Just re-reading John Fowles' The Tree with whining chainsaws and the clattering of a wood chipper in the background. My house at Stow has had a line of cypress trees close to the eastern wall ever since I moved in: they were big then, now they tower above the house and they give me nightmares.
There was a similar line of trees to the west which had to go when I extended the house some years ago. My brother-in-law and I cleared them, bringing down the telephone line and nearly causing a neighbourhood feud. We burned the felled trees in the back garden as we took them down; the smoke was so dense that I was completely unaware of the visit by my enraged neighbour and of his angry castigation of my poor, innocent brother-in-law.
This time, for various reasons, I have employed professionals and am hoping for an end to my nightmares. Imagine waking up in the early hours to a strange slithering sound which you cannot identify but your half-awake mind exaggerates into the worst of horrors. Realising that the sound was simply the brushing of the branches of those trees against the roof helped a little, but also reminded me that their roots were undermining the house itself.
I love trees and destroying them pains me, but these had passed the line. Twice, I discovered that they had blocked my storm drains. Their roots had broken into the pipes and extended five metres into the weepers! Finally, they managed to topple the retaining wall beside them thus sealing their fate. Sad, but there we are.
If he were still around, I think that John Fowles would be quite happy with their demise: too regular, unnatural. He remains one of my favourite authors and a man I would have liked to have met. Exploring the Undercliff near Lyme Regis recently reminded of him and it was there that I took this strange photo of my son Rafe and my friend Robert Twigger. Fowles loved the wildness of nature and you can easily imagine him puzzling over the events that produced the distorted wonder that the two men are sitting on: they look like leprechaun out to enjoy themselves. In The Tree, John Fowles tries to describe his philosophy which itself underscores his wonderful novels (French Lieutenant's Woman, The Magus, etc). He believed that science and learning fetter our ability to enjoy nature. In labelling, describing, cataloguing we bury the immense joy that can be felt in finding a new flower or shrub or forest. Nature is wild and by categorising it we box it in, we curtail it: He was not a fan of Linnaeus.
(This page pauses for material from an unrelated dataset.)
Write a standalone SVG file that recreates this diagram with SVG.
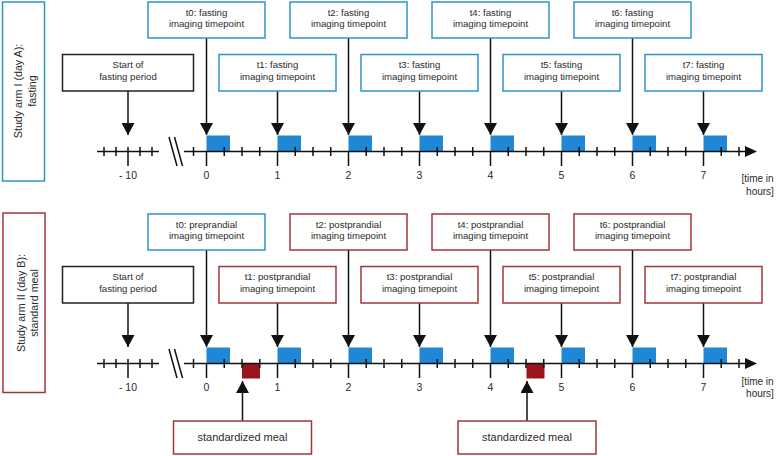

When I write novels, I have only the vaguest notions of plot and ending. This gives me great enjoyment. Locked within my own creation, I often cannot wait to get back to it and to see what happens next. Reading The Tree, I was humbled and pleased to learn that my favourite author wrote in the same way. I wonder if they encourage this in "creative writing" courses. Meanwhile, though I very rarely read a book twice, I might descend once more into Fowles' magical worlds by re-reading The Magus. That's if I can get it cheaply on Kindle; I do find it hard to read a "proper" book nowadays.